Começando pelo próprio candidato a vice, Geraldo Alckmin, seu opositor também em anteriores presidenciais, e pelo antigo Presidente, talvez quem teve mais disputas com Lula, Fernando Henrique Cardoso: costuma ficar silencioso, ou “em cima do muro”, mas desta vez apoiou-o publicamente. E Simone Tebet, a terceira mais votada nestas presidenciais e sua grande “revelação”: a senadora, de centro-direita, que “ganhou” todos os debates, está a participar de forma ativa na campanha de Lula, incluindo em comícios.
Ou, só meia dúzia de exemplos, que aqui mais não cabe: Joaquim Barbosa, o ex-presidente do Supremo Tribunal Federal, primeiro negro a integrá-lo, figura moral de referência e relator do processo do “mensalão”, que atingiu importantes dirigentes do PT; Marina Silva, a famosa lutadora ambientalista, também três vezes candidata à Presidência (e em duas a terceira mais votada), injustamente atacada pelo PT, um símbolo global na defesa da Amazónia; Henrique Meirelles, que foi presidente do Banco Central, ministro do governo Temer, candidato a Presidente pelo MDB em 2018; praticamente todos os grandes escritores, artistas, cientistas, académicos do Brasil – incluindo o prof., jurista, Miguel Reale Jr., “autor” do pedido de impeachment de Dilma.
Face às sondagens e sua evolução, para mais depois do que aconteceu na 1ª volta, a possibilidade de Jair Bolsonaro vencer no próximo domingo é grande.
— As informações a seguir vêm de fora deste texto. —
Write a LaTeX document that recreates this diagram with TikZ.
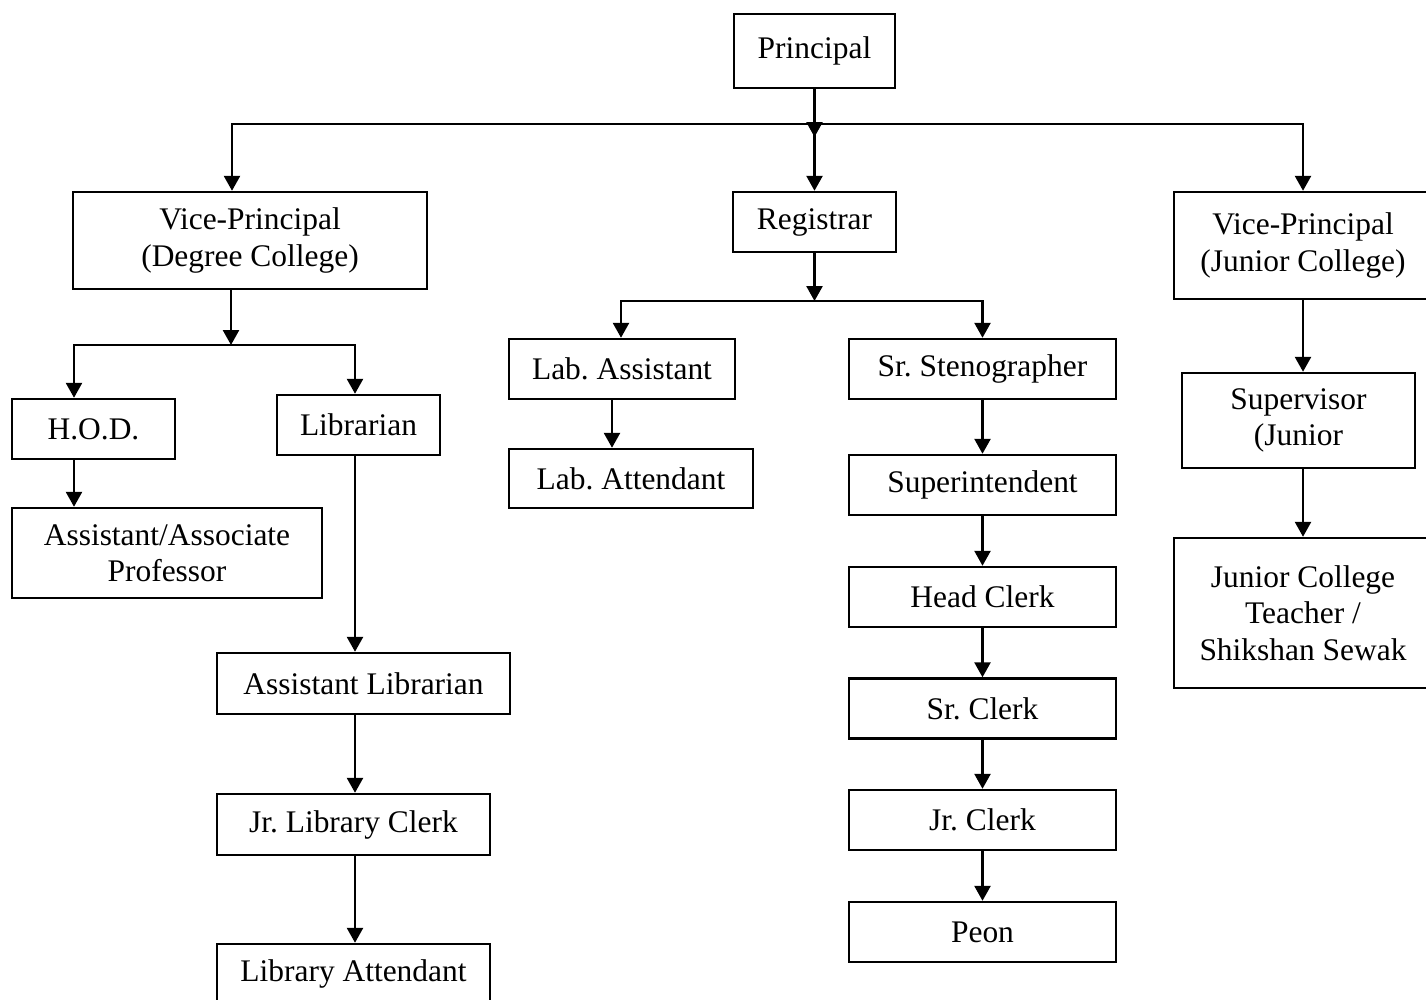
\documentclass[tikz,border=0pt]{standalone}
\usepackage{fontspec}
\setmainfont{Liberation Serif}
\usetikzlibrary{arrows.meta,positioning,calc}
\frenchspacing

\begin{document}
\begin{tikzpicture}[
    x=0.02cm, y=-0.02cm,
    post/.style={draw,line width=1.4pt,minimum height=1.2cm,align=center,inner sep=2pt,
      font=\fontsize{17.9}{20.7}\selectfont},
    arrow/.style={-{Triangle[length=3mm,width=3.2mm]},line width=1.5pt}
  ]
  \useasboundingbox (0,0) rectangle (1426,1000);

  % top level
  \node[post,minimum width=3.22cm,minimum height=1.48cm] (principal) at (814.5,51) {Principal};
  \node[post,minimum width=7.08cm,minimum height=1.94cm] (vpdeg) at (250,240.5) {Vice-Principal\\(Degree College)};
  \node[post,minimum width=3.26cm] (registrar) at (814.5,222) {Registrar};
  \node[post,minimum width=5.16cm,minimum height=2.14cm] (vpjun) at (1303,245.5) {Vice-Principal\\(Junior College)};

  % degree college
  \node[post,minimum width=3.26cm] (hod) at (93.5,429) {H.O.D.};
  \node[post,minimum width=3.26cm] (librarian) at (358.5,425) {Librarian};
  \node[post,minimum width=6.2cm,minimum height=1.8cm] (aap) at (167,553) {Assistant/Associate\\Professor};
  \node[post,minimum width=5.86cm,minimum height=1.22cm] (asstlib) at (363.5,683.5) {Assistant Librarian};
  \node[post,minimum width=5.46cm,minimum height=1.22cm] (jrlibclerk) at (353.5,824.5) {Jr. Library Clerk};
  \node[post,minimum width=5.46cm] (libatt) at (353.5,974) {Library Attendant};

  % office
  \node[post,minimum width=4.52cm] (labasst) at (622,369) {Lab. Assistant};
  \node[post,minimum width=4.88cm,minimum height=1.18cm] (labatt) at (631,478.5) {Lab. Attendant};
  \node[post,minimum width=5.34cm] (srsteno) at (982.5,369) {Sr. Stenographer};
  \node[post,minimum width=5.34cm] (superint) at (982.5,485) {Superintendent};
  \node[post,minimum width=5.34cm] (headclerk) at (982.5,597) {Head Clerk};
  \node[post,minimum width=5.34cm] (srclerk) at (982.5,708.5) {Sr. Clerk};
  \node[post,minimum width=5.34cm] (jrclerk) at (982.5,820) {Jr. Clerk};
  \node[post,minimum width=5.34cm] (peon) at (982.5,932) {Peon};

  % junior college
  \node[post,minimum width=4.66cm,minimum height=1.9cm] (supervisor) at (1298.5,420.5) {Supervisor\\(Junior};
  \node[post,minimum width=5.16cm,minimum height=3cm] (jct) at (1303,613) {Junior College\\Teacher /\\Shikshan Sewak};

  % junction points
  \coordinate (pTip) at (814.5,137);
  \coordinate (bM) at (814.5,124);
  \coordinate (bL) at (232,124);
  \coordinate (dM) at (231,345);
  \coordinate (dL) at (74,345);
  \coordinate (dR) at (355,345);
  \coordinate (rM) at (814.5,301);
  \coordinate (rL) at (621,301);
  \coordinate (lx) at (612,400);

  \draw[arrow] (principal.south) -- (pTip);
  \draw[arrow] (bM) -| (vpdeg.north -| bL);
  \draw[arrow] (bM) -- (registrar.north);
  \draw[arrow] (bM) -| (vpjun.north);

  \draw[arrow] (vpdeg.south -| dM) -- (dM);
  \draw[arrow] (dM) -| (hod.north -| dL);
  \draw[arrow] (dM) -| (librarian.north -| dR);
  \draw[arrow] (hod.south -| dL) -- (aap.north -| dL);
  \draw[arrow] (librarian.south -| dR) -- (asstlib.north -| dR);
  \draw[arrow] (asstlib.south -| dR) -- (jrlibclerk.north -| dR);
  \draw[arrow] (jrlibclerk.south -| dR) -- (libatt.north -| dR);

  \draw[arrow] (registrar.south) -- (rM);
  \draw[arrow] (rM) -| (labasst.north -| rL);
  \draw[arrow] (rM) -| (srsteno.north);
  \draw[arrow] (labasst.south -| lx) -- (labatt.north -| lx);
  \draw[arrow] (srsteno) -- (superint);
  \draw[arrow] (superint) -- (headclerk);
  \draw[arrow] (headclerk) -- (srclerk);
  \draw[arrow] (srclerk) -- (jrclerk);
  \draw[arrow] (jrclerk) -- (peon);

  \draw[arrow] (vpjun.south) -- (supervisor.north -| vpjun.south);
  \draw[arrow] (supervisor.south -| jct.north) -- (jct.north);
\end{tikzpicture}
\end{document}
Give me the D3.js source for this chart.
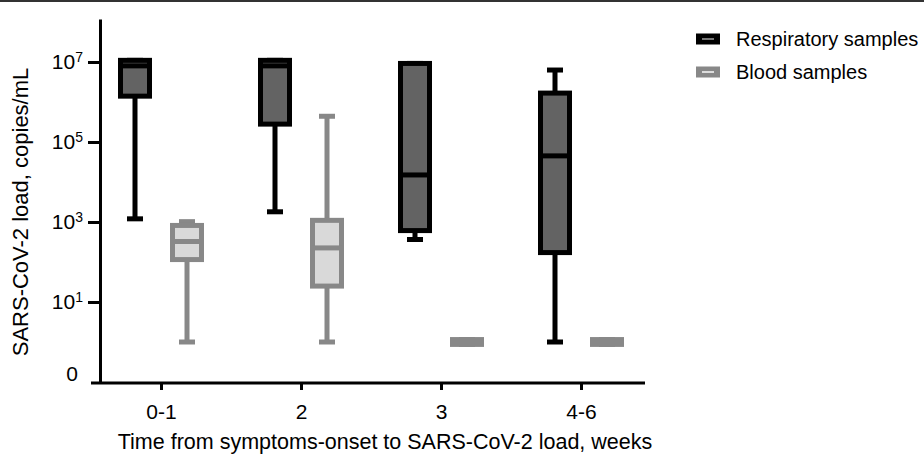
<!DOCTYPE html>
<html lang="en">

<head>
  <meta charset="UTF-8">
  <title>SARS-CoV-2 load by week</title>
  <script src="https://cdn.jsdelivr.net/npm/d3@7.9.0/dist/d3.min.js"></script>
  <style>
    html,
    body {
      margin: 0;
      padding: 0;
      background: #fff;
    }

    svg text {
      font-family: "Liberation Sans", Arial, sans-serif;
      fill: #000;
    }
  </style>
</head>

<body>
  <svg id="chart" width="924" height="454"></svg>

  <script>
    // --- Data ---
    const categories = ["0-1", "2", "3", "4-6"];
    const seriesNames = ["Respiratory samples", "Blood samples"];

    // [min, q1, median, q3, max] per week group
    const respiratory = [
      [1.2e3, 1.4e6, 8e6, 1.1e7, 1.1e7],
      [1.8e3, 2.8e5, 8e6, 1.1e7, 1.1e7],
      [365, 610, 1.5e4, 9.2e6, 9.2e6],
      [1, 172, 4.5e4, 1.67e6, 6.3e6]
    ];
    const blood = [
      [1, 115, 325, 820, 1.02e3],
      [1, 25, 225, 1.1e3, 4.4e5],
      [0.87, 0.87, 1, 1.15, 1.15],
      [0.87, 0.87, 1, 1.15, 1.15]
    ];

    const yTickValues = [10, 1e3, 1e5, 1e7];
    const zeroTick = 10 ** -0.8; // where the "0" label sits on the broken log axis

    const seriesStyle = [
      { fill: "#636363", stroke: "#000" },
      { fill: "#d9d9d9", stroke: "#888" }
    ];

    // --- Layout ---
    const svg = d3.select("#chart");
    const axisX = 100;
    const axisBottom = 383;

    const y = d3.scaleLog()
      .domain([10 ** -1.025, 10 ** 8.075])
      .range([axisBottom, 19]);

    const x = d3.scalePoint()
      .domain(categories)
      .range([161, 581]);

    const xSub = d3.scaleBand()
      .domain(seriesNames)
      .range([-52, 52]);

    // thin frame line at the very top of the figure
    svg.append("line")
      .attr("x1", 0).attr("x2", 924)
      .attr("y1", 1).attr("y2", 1)
      .attr("stroke", "#333")
      .attr("stroke-width", 2);

    // --- Y axis ---
    const yAxis = svg.append("g")
      .attr("transform", `translate(${axisX},0)`)
      .call(d3.axisLeft(y)
        .tickValues([zeroTick, ...yTickValues])
        .tickSize(12)
        .tickSizeOuter(0)
        .tickPadding(5)
        .tickFormat(() => ""));

    yAxis.select(".domain").attr("stroke-width", 3);
    yAxis.selectAll(".tick line").attr("stroke-width", 3);
    yAxis.selectAll(".tick")
      .filter(d => d === zeroTick)
      .select("line").remove();

    yAxis.selectAll(".tick text")
      .style("font-size", "21px")
      .each(function (d) {
        const t = d3.select(this);
        if (d === zeroTick) {
          t.text("0").attr("x", -22);
          return;
        }
        t.append("tspan").text("10");
        t.append("tspan")
          .text(Math.round(Math.log10(d)))
          .attr("dy", "-0.5em")
          .style("font-size", "14px");
      });

    // --- X axis ---
    const xAxis = svg.append("g")
      .attr("transform", `translate(0,${axisBottom})`)
      .call(d3.axisBottom(x)
        .tickSize(7)
        .tickSizeOuter(0)
        .tickPadding(14));

    xAxis.select(".domain").remove();
    xAxis.append("line")
      .attr("x1", 91).attr("x2", 645)
      .attr("stroke", "#000")
      .attr("stroke-width", 3);
    xAxis.selectAll(".tick line").attr("stroke-width", 3);
    xAxis.selectAll(".tick text").style("font-size", "21px");

    // --- Axis titles ---
    svg.append("text")
      .attr("x", 385)
      .attr("y", 449)
      .attr("text-anchor", "middle")
      .style("font-size", "21.5px")
      .text("Time from symptoms-onset to SARS-CoV-2 load, weeks");

    svg.append("text")
      .attr("transform", "translate(28,212) rotate(-90)")
      .attr("text-anchor", "middle")
      .style("font-size", "22px")
      .text("SARS-CoV-2 load, copies/mL");

    // --- Box plots ---
    const boxHalf = 14.5;
    const capHalf = 8;
    const sw = 5;

    [respiratory, blood].forEach((series, si) => {
      const style = seriesStyle[si];
      const g = svg.append("g").attr("class", "series-" + si);

      series.forEach((stats, ci) => {
        const [min, q1, med, q3, max] = stats;
        const cx = x(categories[ci]) + xSub(seriesNames[si]) + xSub.bandwidth() / 2;

        // whiskers
        g.append("line")
          .attr("x1", cx).attr("x2", cx)
          .attr("y1", y(max)).attr("y2", y(min))
          .attr("stroke", style.stroke)
          .attr("stroke-width", sw);
        [min, max].forEach(v => {
          g.append("line")
            .attr("x1", cx - capHalf).attr("x2", cx + capHalf)
            .attr("y1", y(v)).attr("y2", y(v))
            .attr("stroke", style.stroke)
            .attr("stroke-width", sw);
        });

        // box
        g.append("rect")
          .attr("x", cx - boxHalf)
          .attr("y", y(q3))
          .attr("width", boxHalf * 2)
          .attr("height", y(q1) - y(q3))
          .attr("fill", style.fill)
          .attr("stroke", style.stroke)
          .attr("stroke-width", sw);

        // median
        g.append("line")
          .attr("x1", cx - boxHalf).attr("x2", cx + boxHalf)
          .attr("y1", y(med)).attr("y2", y(med))
          .attr("stroke", style.stroke)
          .attr("stroke-width", sw);
      });
    });

    // --- Legend ---
    const legend = svg.append("g").attr("transform", "translate(696,39)");
    seriesNames.forEach((name, i) => {
      const row = legend.append("g").attr("transform", `translate(0,${i * 33})`);
      row.append("rect")
        .attr("x", 0).attr("y", -5.5)
        .attr("width", 24).attr("height", 11)
        .attr("fill", seriesStyle[i].stroke);
      row.append("line")
        .attr("x1", 6).attr("x2", 18)
        .attr("y1", 0).attr("y2", 0)
        .attr("stroke", i === 0 ? "#777" : "#ddd")
        .attr("stroke-width", 2);
      row.append("text")
        .attr("x", 40)
        .attr("y", 0)
        .attr("dy", "0.35em")
        .style("font-size", "20px")
        .text(name);
    });
  </script>
</body>

</html>
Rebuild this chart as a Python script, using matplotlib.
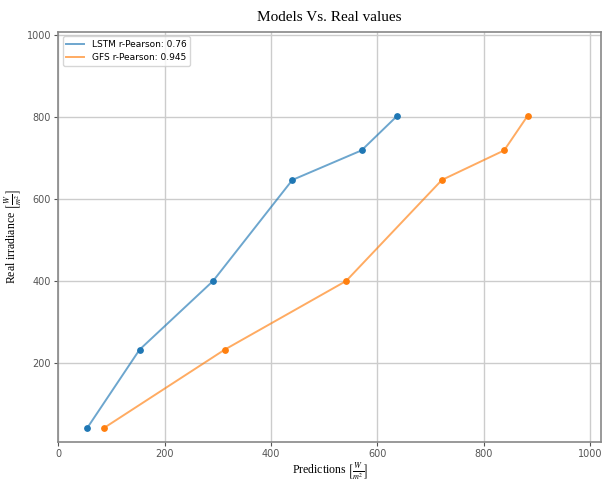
import matplotlib
matplotlib.use("Agg")
from matplotlib import pyplot as plt

# values
real_values = [43, 233, 400, 646, 718, 802]
lstm_pred = [55, 153, 291, 440, 570, 637]
gfs_pred = [87, 313, 541, 721, 838, 882]
lstm_label = "LSTM r-Pearson: 0.76"
gfs_label = "GFS r-Pearson: 0.945"

plt.rcParams["mathtext.fontset"] = "stix"

fig = plt.figure(figsize=(6.08, 4.83), dpi=100)
ax = fig.add_axes([0.0957, 0.084, 0.8928, 0.8504])

ax.plot(lstm_pred, real_values, color="#1f77b4", alpha=0.65, lw=1.4, label=lstm_label)
ax.plot(gfs_pred, real_values, color="#ff7f0e", alpha=0.65, lw=1.4, label=gfs_label)
ax.scatter(lstm_pred, real_values, color="#1f77b4", s=15, zorder=3)
ax.scatter(gfs_pred, real_values, color="#ff7f0e", s=15, zorder=3)

ax.set_xlim(0, 1020)
ax.set_ylim(7, 1007)
ax.set_xticks([0, 200, 400, 600, 800, 1000])
ax.set_yticks([200, 400, 600, 800, 1000])
ax.grid(True, color="#cccccc", lw=1)
ax.set_axisbelow(True)
ax.tick_params(labelsize=7, colors="#555555", length=3, pad=2)
for s in ax.spines.values():
    s.set_color("#888888")
    s.set_linewidth(1.2)

ax.set_title("Models Vs. Real values", family="Liberation Serif", fontsize=11, pad=8)
ax.set_xlabel(r"Predictions $\left[\frac{W}{m^2}\right]$", family="Liberation Serif",
              fontsize=8.5, labelpad=1)
ax.set_ylabel(r"Real irradiance $\left[\frac{W}{m^2}\right]$", family="Liberation Serif",
              fontsize=8.5, labelpad=1)
ax.legend(loc="upper left", fontsize=6.5, framealpha=0.8)

plt.savefig("out.png")
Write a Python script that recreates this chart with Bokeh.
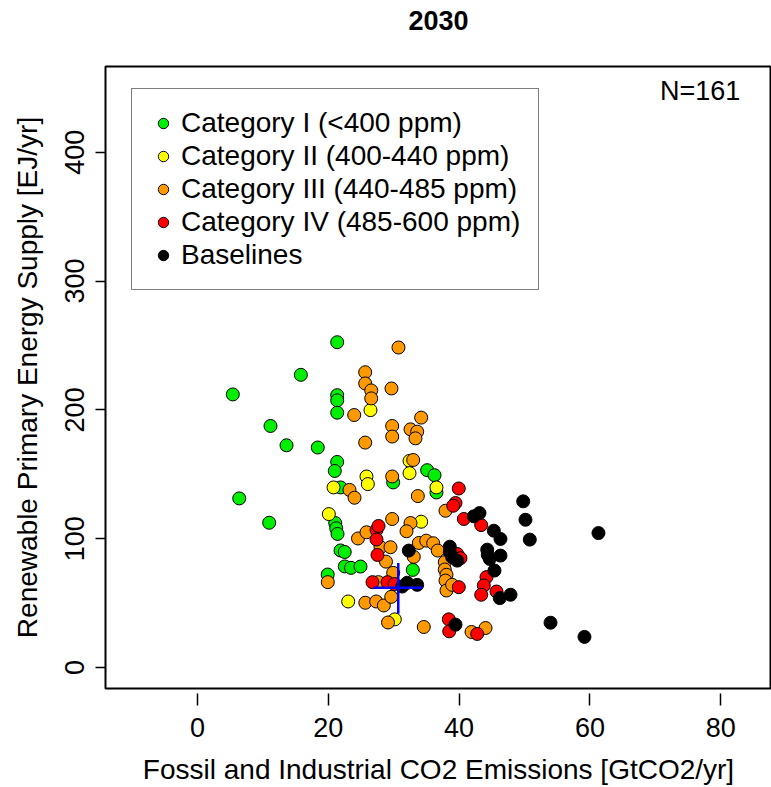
from bokeh.plotting import figure
from bokeh.models import Range1d, FixedTicker, Legend, LegendItem, Label, LinearAxis
from bokeh.embed import file_html
from bokeh.resources import INLINE

# ---- data ----
green_x = [21.36, 15.80, 5.40, 21.36, 21.36, 21.36, 11.16, 13.61, 18.39, 21.36, 20.99, 35.12, 36.24, 21.87,
           29.92, 36.54, 6.38, 10.96, 21.06, 21.21, 21.41, 21.87, 22.51, 22.52, 23.47, 24.92, 19.91, 32.92]
green_y = [252.5, 227.2, 212.0, 211.4, 207.4, 197.8, 187.5, 172.5, 170.8, 159.6, 152.6, 153.2, 149.3, 139.8,
           143.7, 135.9, 131.3, 112.4, 112.2, 108.1, 103.7, 90.9, 89.7, 78.5, 77.4, 78.4, 72.2, 75.8]

yellow_x = [26.45, 25.84, 26.04, 20.80, 20.08, 23.04, 32.42, 32.42, 36.54, 34.20, 30.17]
yellow_y = [199.8, 148.3, 142.4, 139.8, 119.1, 51.3, 160.4, 150.9, 139.8, 113.2, 37.4]

orange_x = [25.64, 25.64, 26.56, 26.56, 23.96, 25.64, 34.20, 29.77, 29.77, 32.57, 33.59, 33.33, 32.98, 29.77,
            33.69, 23.24, 24.01, 30.73, 29.66, 24.54, 25.84, 27.98, 28.82, 19.92, 27.65, 25.66, 27.32, 28.49,
            29.13, 32.57, 31.96, 29.77, 33.84, 34.97, 36.04, 36.74, 29.51, 33.07, 37.81, 37.81, 38.07, 37.92,
            38.07, 38.94, 29.92, 29.62, 34.60, 41.90, 44.04, 37.92]
orange_y = [229.2, 220.5, 215.1, 208.9, 196.0, 174.6, 194.0, 187.5, 179.3, 184.9, 183.1, 177.9, 161.1, 148.3,
            133.1, 137.9, 131.8, 248.4, 216.6, 100.2, 105.0, 93.4, 82.2, 66.3, 66.3, 50.3, 51.3, 48.2,
            35.0, 112.2, 105.8, 115.3, 96.7, 98.5, 96.5, 90.8, 93.4, 85.9, 81.8, 76.1, 72.0, 67.5,
            59.8, 64.2, 73.5, 54.9, 31.5, 27.6, 30.7, 121.7]

red_x = [27.37, 27.68, 27.37, 27.52, 26.76, 29.05, 30.12, 39.95, 39.45, 39.10, 40.72, 43.38, 39.71, 40.21,
         39.95, 44.19, 43.78, 43.38, 45.72, 38.43, 38.49, 42.77]
red_y = [106.8, 109.9, 99.4, 87.4, 66.3, 66.3, 64.8, 139.0, 127.7, 125.6, 115.3, 110.6, 88.2, 84.9,
         62.4, 70.2, 63.7, 56.5, 59.0, 37.4, 28.1, 26.1]

black_x = [49.80, 43.12, 42.25, 50.15, 45.31, 46.33, 50.81, 61.31, 38.58, 38.58, 38.94, 39.71, 32.31, 44.30,
           44.39, 44.69, 46.33, 45.41, 47.86, 46.22, 31.30, 32.06, 33.59, 39.45, 53.98, 59.17]
black_y = [129.0, 119.9, 117.4, 114.7, 106.2, 99.8, 99.3, 104.4, 93.8, 89.5, 85.6, 83.0, 90.8, 91.5,
           87.4, 84.3, 86.9, 75.3, 56.5, 53.9, 62.9, 65.8, 64.2, 33.3, 34.8, 23.8]

# historical reference cross: centre and range
ref_x = 30.7
ref_y = 61.9
ref_x_range = [26.9, 34.4]
ref_y_range = [41.8, 81.2]

series_names = ["Category I (<400 ppm)", "Category II (400-440 ppm)", "Category III (440-485 ppm)",
                "Category IV (485-600 ppm)", "Baselines"]
series_colors = ["#00EE00", "#FFFF00", "#FF9900", "#FF0000", "#000000"]

x_ticks = [0, 20, 40, 60, 80]
y_ticks = [0, 100, 200, 300, 400]
n_text = "N=161"
title_text = "2030"

FONT = "Liberation Sans"

p = figure(width=771, height=787, output_backend="svg", toolbar_location=None,
           x_range=Range1d(-14.07, 87.77), y_range=Range1d(-16.25, 466.5),
           min_border_left=105, min_border_right=0, min_border_top=66, min_border_bottom=97)

p.xgrid.visible = False
p.ygrid.visible = False
p.outline_line_color = "black"
p.outline_line_width = 2
p.background_fill_color = "white"
p.border_fill_color = "white"

for ax in (p.xaxis[0], p.yaxis[0]):
    ax.axis_line_color = None
    ax.minor_tick_line_color = None
    ax.major_tick_line_color = "black"
    ax.major_tick_line_width = 1.5
    ax.major_label_text_font = FONT
    ax.major_label_text_font_size = "27px"
    ax.major_label_text_color = "black"
    ax.axis_label_text_font = FONT
    ax.axis_label_text_font_size = "28px"
    ax.axis_label_text_font_style = "normal"
    ax.axis_label_text_color = "black"

p.xaxis.ticker = FixedTicker(ticks=x_ticks)
p.yaxis.ticker = FixedTicker(ticks=y_ticks)
p.xaxis.major_tick_in = -5
p.xaxis.major_tick_out = 17
p.xaxis.major_label_standoff = 12
p.xaxis.axis_label = "Fossil and Industrial CO2 Emissions [GtCO2/yr]"
p.xaxis.axis_label_standoff = 14

p.yaxis.major_tick_in = 0
p.yaxis.major_tick_out = 10
p.yaxis.major_label_orientation = "vertical"
p.yaxis.major_label_standoff = 11
p.yaxis.axis_label = "Renewable Primary Energy Supply [EJ/yr]"
p.yaxis.axis_label_standoff = 20

# main title, carried by a bare axis above the frame
title_axis = LinearAxis(ticker=FixedTicker(ticks=[]), axis_label=title_text,
                        axis_line_color=None, major_tick_line_color=None, minor_tick_line_color=None,
                        major_tick_out=0, major_tick_in=0, major_label_standoff=0,
                        axis_label_standoff=37, axis_label_text_font=FONT,
                        axis_label_text_font_size="27px", axis_label_text_font_style="bold",
                        axis_label_text_color="black")
p.add_layout(title_axis, "above")

renderers = []
for xs, ys, c in zip([green_x, yellow_x, orange_x, red_x, black_x],
                     [green_y, yellow_y, orange_y, red_y, black_y], series_colors):
    r = p.scatter(x=xs, y=ys, size=13, fill_color=c, line_color="black", line_width=1)
    renderers.append(r)

# reference cross
p.segment(x0=[ref_x_range[0], ref_x], y0=[ref_y, ref_y_range[0]],
          x1=[ref_x_range[1], ref_x], y1=[ref_y, ref_y_range[1]],
          line_color="#0000FF", line_width=2.5)

legend = Legend(items=[LegendItem(label=n, renderers=[r]) for n, r in zip(series_names, renderers)],
                location=(26, 398))
legend.label_text_font = FONT
legend.label_text_font_size = "28px"
legend.label_text_color = "black"
legend.border_line_color = "black"
legend.border_line_width = 1
legend.background_fill_color = "white"
legend.background_fill_alpha = 1
legend.padding = 18
legend.spacing = 1
legend.glyph_width = 26
legend.glyph_height = 26
legend.label_height = 26
legend.label_standoff = 5
legend.margin = 0
p.add_layout(legend, "center")

p.add_layout(Label(x=83.0, y=459.0, text=n_text, text_align="right", text_baseline="top",
                   text_font=FONT, text_font_size="27px", text_color="black"))

open("out.html", "w").write(file_html(p, INLINE))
E por mim, com o Brasil (sempre) no coração, interrogo-me, amargurado: como é possível? Como é possível dezenas de milhões de brasileiros votarem Bolsonaro, incluindo alguns (poucos…) que prezo e tenho por democratas? Como é possível, quando isso me parece ainda mais impensável do que votar em Trump e seus sequazes nos EUA? Em que mundo estamos a viver e o que se pode, deve, tem de fazer para nos desviar deste caminho para o precipício e seguir em frente num mundo livre, digno, justo, decente, com futuro?
À MARGEM
Adriano Moreira
Morreu, com 100 anos, uma figura a vários títulos singular e que em vários campos se distinguiu. Aqui a referi, algumas edições atrás, nomeadamente a propósito da sua ligação ao Brasil e à lusofonia. Hoje, homenageando a sua memória, quero lembrar que ele não hesitou um minuto em aceitar o convite para ser colunista da VISÃO, no Ensaio, durante anos nossa última página. Onde tivemos também outros grandes nomes, como – para falar só de já desaparecidos – Eduardo Lourenço, Mário Soares, José Saramago, Maria de Lourdes Pintasilgo ou Diogo Freitas do Amaral.
Misericórdia
Não costumo falar aqui de livros, embora talvez devesse fazê-lo. Mas hoje chamo a atenção para um, que recomendo vivamente, excecional, muito atual e literariamente original romance de Lídia Jorge, acabado de sair: Misericórdia. No último JL (Jornal de Letras) pode saber muito mais a seu respeito.